Unable to understand the output of the program using printf weirdly

Question

I was working with some of the interview questions when I found this code.

#include<stdio.h>
int main()
{
 short int a=5;

 printf("%d"+1,a);    //does not give compiler error 

 return 0;
}

It prints the following:

d

I am unable to understand how the printf function works here.

Answer 1

Let's look at the first argument to the printf() call.

"%d" + 1

This points to the same thing as ptr does in the following code.

char *ptr = "%d";
ptr = ptr + 1;

So, what does it mean to increment a pointer? Well, we advance the pointer sizeof(*ptr) * 1 bytes forward.

So, in memory we have:

%d\0
^^
||
|This is where ("%d" + 1) points to.
This is where ("%d") points to.

So, your code is more or less functionally equivalent to doing:

short int a = 5;
printf("d", a);

Which will evaluate and then ignore the extra function argument and print d.

---

One more thing: You're very close to causing undefined behavior in that code. printf("%d", a) is using the wrong format string. The correct format string for a short int is "%hd".

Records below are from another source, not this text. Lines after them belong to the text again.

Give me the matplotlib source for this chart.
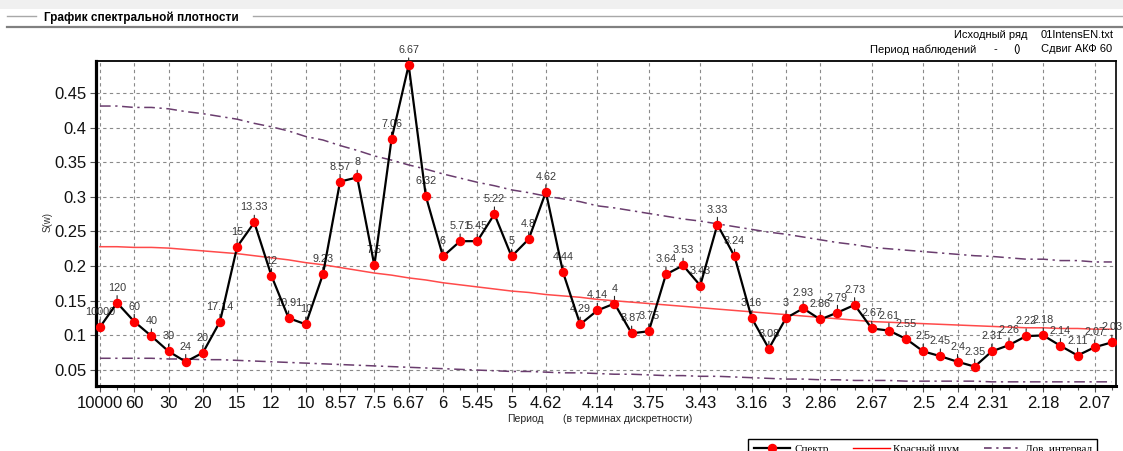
import matplotlib
matplotlib.use('Agg')
import matplotlib.pyplot as plt
from matplotlib.lines import Line2D
from matplotlib.patches import Rectangle

plt.rcParams['font.family'] = ['Liberation Sans', 'DejaVu Sans']

# периоды гармоник (в терминах дискретности), k = 0..59
periods = ['10000', '120', '60', '40', '30', '24', '20', '17.14', '15', '13.33',
           '12', '10.91', '10', '9.23', '8.57', '8', '7.5', '7.06', '6.67', '6.32',
           '6', '5.71', '5.45', '5.22', '5', '4.8', '4.62', '4.44', '4.29', '4.14',
           '4', '3.87', '3.75', '3.64', '3.53', '3.43', '3.33', '3.24', '3.16', '3.08',
           '3', '2.93', '2.86', '2.79', '2.73', '2.67', '2.61', '2.55', '2.5', '2.45',
           '2.4', '2.35', '2.31', '2.26', '2.22', '2.18', '2.14', '2.11', '2.07', '2.03']

# спектральная плотность S(w)
spectrum = [0.112, 0.147, 0.120, 0.099, 0.077, 0.062, 0.075, 0.120, 0.228, 0.263,
            0.186, 0.125, 0.116, 0.188, 0.322, 0.328, 0.201, 0.383, 0.490, 0.301,
            0.214, 0.236, 0.236, 0.275, 0.214, 0.239, 0.307, 0.191, 0.116, 0.136,
            0.146, 0.103, 0.106, 0.188, 0.201, 0.172, 0.260, 0.214, 0.125, 0.081,
            0.125, 0.139, 0.123, 0.133, 0.144, 0.110, 0.107, 0.095, 0.077, 0.070,
            0.062, 0.055, 0.077, 0.086, 0.099, 0.100, 0.085, 0.071, 0.083, 0.090]

# красный шум
red_noise = [0.228, 0.228, 0.227, 0.227, 0.226, 0.224, 0.222, 0.220, 0.218, 0.215,
             0.212, 0.209, 0.205, 0.202, 0.198, 0.194, 0.190, 0.187, 0.183, 0.180,
             0.176, 0.173, 0.170, 0.167, 0.164, 0.162, 0.159, 0.157, 0.155, 0.152,
             0.150, 0.148, 0.146, 0.144, 0.142, 0.140, 0.138, 0.136, 0.134, 0.132,
             0.130, 0.128, 0.126, 0.124, 0.122, 0.120, 0.119, 0.118, 0.117, 0.116,
             0.115, 0.114, 0.113, 0.112, 0.111, 0.111, 0.110, 0.110, 0.109, 0.109]

# доверительный интервал: верхняя и нижняя границы
conf_upper = [0.431, 0.431, 0.429, 0.429, 0.427, 0.423, 0.420, 0.416, 0.412, 0.406,
              0.401, 0.395, 0.387, 0.382, 0.374, 0.367, 0.359, 0.353, 0.346, 0.340,
              0.333, 0.327, 0.321, 0.316, 0.310, 0.306, 0.301, 0.297, 0.293, 0.287,
              0.284, 0.280, 0.276, 0.272, 0.268, 0.265, 0.261, 0.257, 0.253, 0.249,
              0.246, 0.242, 0.238, 0.234, 0.231, 0.227, 0.225, 0.223, 0.221, 0.219,
              0.217, 0.215, 0.214, 0.212, 0.210, 0.210, 0.208, 0.208, 0.206, 0.206]
conf_lower = [0.067, 0.067, 0.067, 0.067, 0.066, 0.066, 0.065, 0.065, 0.064, 0.063,
              0.062, 0.061, 0.060, 0.059, 0.058, 0.057, 0.056, 0.055, 0.054, 0.053,
              0.052, 0.051, 0.050, 0.049, 0.048, 0.048, 0.047, 0.046, 0.046, 0.045,
              0.044, 0.044, 0.043, 0.042, 0.042, 0.041, 0.041, 0.040, 0.039, 0.038,
              0.037, 0.037, 0.036, 0.036, 0.035, 0.035, 0.035, 0.034, 0.034, 0.034,
              0.034, 0.034, 0.033, 0.033, 0.033, 0.033, 0.033, 0.033, 0.033, 0.033]

# гармоники, подписанные на оси X
tick_idx = [0, 2, 4, 6, 8, 10, 12, 14, 16, 18, 20, 22, 24, 26,
            29, 32, 35, 38, 40, 42, 45, 48, 50, 52, 55, 58]
y_ticks = [0.05, 0.1, 0.15, 0.2, 0.25, 0.3, 0.35, 0.4, 0.45]

W, H = 1123, 451
fig = plt.figure(figsize=(W / 100, H / 100), dpi=100)

# шапка окна
fig.add_artist(Rectangle((0, 1 - 9 / H), 1, 9 / H, transform=fig.transFigure,
                         color='#f0f0f0', lw=0))
fig.add_artist(Line2D([7 / W, 36 / W], [1 - 15.5 / H] * 2, color='#a8a8a8', lw=1))
fig.add_artist(Line2D([253 / W, 1], [1 - 15.5 / H] * 2, color='#a8a8a8', lw=1))
fig.add_artist(Line2D([7 / W, 1], [1 - 27 / H] * 2, color='#808080', lw=1.6))
fig.text(44 / W, 1 - 18 / H, 'График спектральной плотности', fontsize=8.5,
         fontweight='bold', va='center', ha='left')

fig.text(1027 / W, 1 - 35 / H, 'Исходный ряд', fontsize=8, ha='right', va='center')
fig.text(1041 / W, 1 - 35 / H, '01IntensEN.txt', fontsize=8, ha='left', va='center')
fig.text(976 / W, 1 - 49.5 / H, 'Период наблюдений', fontsize=8, ha='right', va='center')
fig.text(995 / W, 1 - 49.5 / H, '-', fontsize=8, ha='center', va='center')
fig.text(1017 / W, 1 - 49.5 / H, '()', fontsize=8, ha='center', va='center')
fig.text(1041 / W, 1 - 49.5 / H, 'Сдвиг АКФ 60', fontsize=8, ha='left', va='center')

ax = fig.add_axes([96 / W, 1 - 386 / H, 1020 / W, 325 / H])
k = list(range(len(spectrum)))

conf_style = dict(color='#6a3d6e', lw=1.1, dashes=(7, 3, 1.5, 3))
ax.plot(k, conf_upper, zorder=2, **conf_style)
ax.plot(k, conf_lower, zorder=2, **conf_style)
ax.plot(k, red_noise, color='#ff4a4a', lw=1.1, zorder=2)
ax.plot(k, spectrum, color='black', lw=1.6, marker='o', markersize=5.8,
        markerfacecolor='red', markeredgecolor='red', zorder=4)

for i, s in enumerate(spectrum):
    ax.annotate(periods[i], xy=(i, s), xytext=(0, 10), textcoords='offset pixels',
                ha='center', va='bottom', fontsize=7.8, color='#3a3a3a',
                annotation_clip=False, zorder=3,
                arrowprops=dict(arrowstyle='-', color='#222222', lw=0.8,
                                shrinkA=0, shrinkB=0))

ax.set_xlim(-0.23, 59.24)
ax.set_ylim(0.027, 0.496)

ax.set_xticks(tick_idx)
ax.set_xticklabels([periods[i] for i in tick_idx])
ax.set_xticks(k, minor=True)
ax.set_yticks(y_ticks)
ax.set_yticklabels([f'{v:g}' for v in y_ticks])
ax.tick_params(axis='both', which='major', labelsize=12, length=4, width=0.8,
               color='#555555', pad=3, labelcolor='#111111')
ax.tick_params(axis='x', which='minor', length=3, width=0.8, color='#555555')

ax.grid(True, which='major', color='#8a8a8a', lw=0.8, ls=(0, (3, 3)))
ax.set_axisbelow(True)

ax.spines['left'].set_linewidth(2.3)
ax.spines['bottom'].set_linewidth(2.2)
ax.spines['top'].set_linewidth(1.3)
ax.spines['right'].set_linewidth(1.2)

fig.text(48 / W, 1 - 222 / H, 'S(w)', fontsize=7, rotation=90,
         ha='center', va='center', color='#333333')
fig.text(507 / W, 1 - 419 / H, 'Период', fontsize=7.5, ha='left', va='center',
         color='#222222')
fig.text(563 / W, 1 - 419 / H, '(в терминах дискретности)', fontsize=7.5,
         ha='left', va='center', color='#222222')

# легенда прижата к нижнему краю и частично обрезана
handles = [
    Line2D([], [], color='black', lw=1.6, marker='o', markersize=5.8,
           markerfacecolor='red', markeredgecolor='red'),
    Line2D([], [], color='red', lw=1),
    Line2D([], [], color='#5a2a5e', lw=1.1, dashes=(5, 3, 1.5, 3)),
]
leg = fig.legend(handles, ['Спектр', 'Красный шум', 'Дов. интервал'],
                 loc='upper left', bbox_to_anchor=(748 / W, 1 - 439 / H), ncol=3,
                 frameon=True, fancybox=False, edgecolor='black', framealpha=1,
                 prop={'family': 'Liberation Serif', 'size': 8},
                 handlelength=3.3, handletextpad=0.35, columnspacing=2.2,
                 borderpad=0.5, borderaxespad=0)
leg.get_frame().set_linewidth(1.0)

fig.savefig('out.png', dpi=100)
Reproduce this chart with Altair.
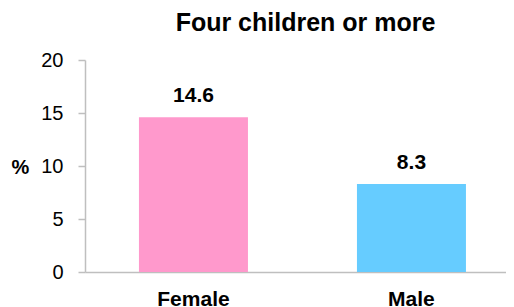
import altair as alt
import pandas as pd

categories = ["Female", "Male"]
values = [14.6, 8.3]
colors = ["#FF99CC", "#66CCFF"]
y_ticks = [0, 5, 10, 15, 20]

df = pd.DataFrame({"sex": categories, "pct": values, "color": colors})

FONT = "Liberation Sans"
GRAY = "#BFBFBF"

base = alt.Chart(df).encode(
    x=alt.X(
        "sex:N",
        sort=categories,
        scale=alt.Scale(paddingInner=0.5, paddingOuter=0.2156, align=0.574),
        axis=alt.Axis(
            title=None, labelAngle=0, labelFont=FONT, labelFontSize=21,
            labelFontWeight="bold", labelColor="black", ticks=False,
            domainColor=GRAY, domainWidth=1.5, labelPadding=16,
        ),
    ),
    y=alt.Y(
        "pct:Q",
        scale=alt.Scale(domain=[0, 20]),
        axis=alt.Axis(
            values=y_ticks, grid=False, title="%", titleAngle=0,
            titleFont=FONT, titleFontSize=20, titleFontWeight="bold",
            titleColor="black", titleX=-65, titleY=107, titleAlign="center",
            titleBaseline="middle",
            labelFont=FONT, labelFontSize=20, labelColor="black",
            labelPadding=15, tickSize=7, tickColor=GRAY, domainColor=GRAY,
            domainWidth=1.5, tickWidth=1.5,
        ),
    ),
)

bars = base.mark_bar().encode(color=alt.Color("color:N", scale=None))
labels = base.mark_text(
    dy=-15, baseline="alphabetic", fontWeight="bold", fontSize=21, font=FONT, color="black"
).encode(text=alt.Text("pct:Q", format=".1f"))

chart = (
    (bars + labels)
    .properties(
        width=421,
        height=212,
        title=alt.TitleParams(
            "Four children or more", font=FONT, fontSize=25, fontWeight="bold",
            color="black", anchor="middle", dx=10, dy=6, offset=0, baseline="alphabetic",
        ),
        autosize=alt.AutoSizeParams(type="none"),
        padding={"left": 77, "top": 52, "right": 0, "bottom": 40},
    )
    .configure_view(stroke=None)
)

chart.save("out.html", embed_options={"renderer": "svg", "actions": False})
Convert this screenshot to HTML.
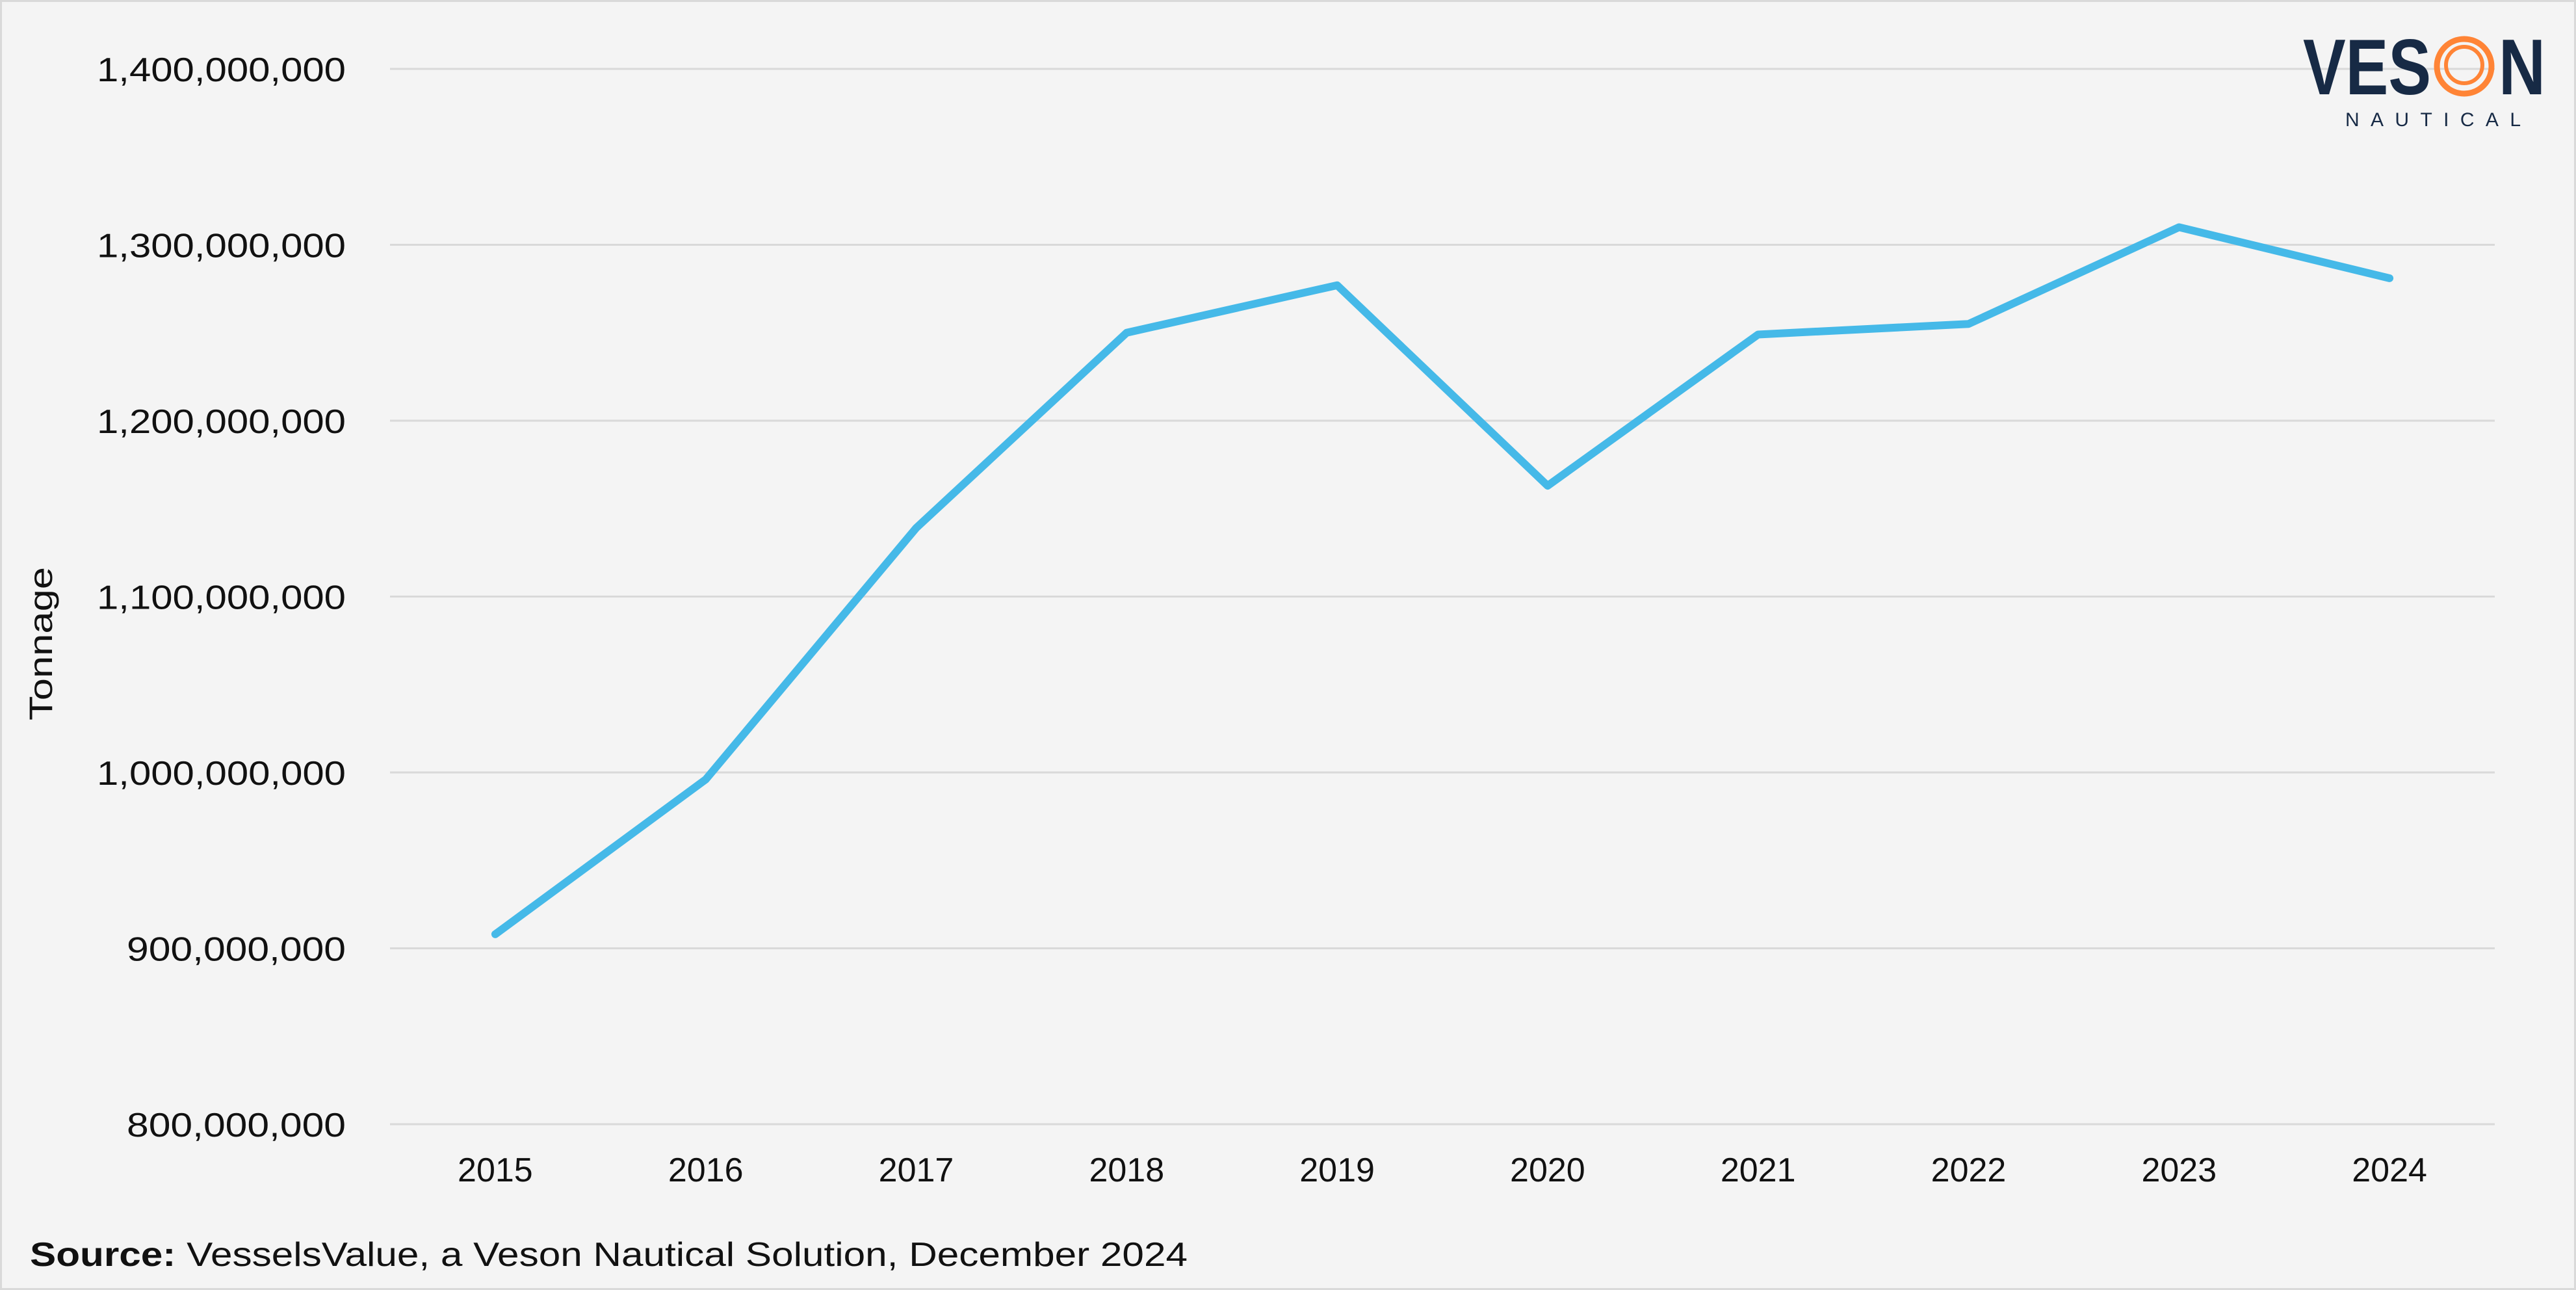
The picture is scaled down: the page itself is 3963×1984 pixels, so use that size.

You can find a full table of format strings here.

Answer 2

This is my answer based off @DCoder 's comment. "%d" is a pointer to the first character of the two character array %d. Incrementing this by one gives a pointer to d. The fact that there is a second argument now does not matter as the result of the expression "%d"+1 is simply the character d. If you try adding 0 your output is 5 as expected. If you try adding 2, there is no output as there is only "" is being passed to printf.

Answer 3

In this case printf("%d"+1,a); = printf("d",a).

You are specifying printf to print from +1 position which is "d", so printf will simply print d on screen.

Answer 4

"%d" + 1 does pointer arithmetic, the compiler sees it as "d", so

printf("%d"+1,a); 

becomes:

printf("d", a); 

You can see why it outputs d in your compiler.

As @sharth points out in the comment, the extra argument a here is evaluated and discarded.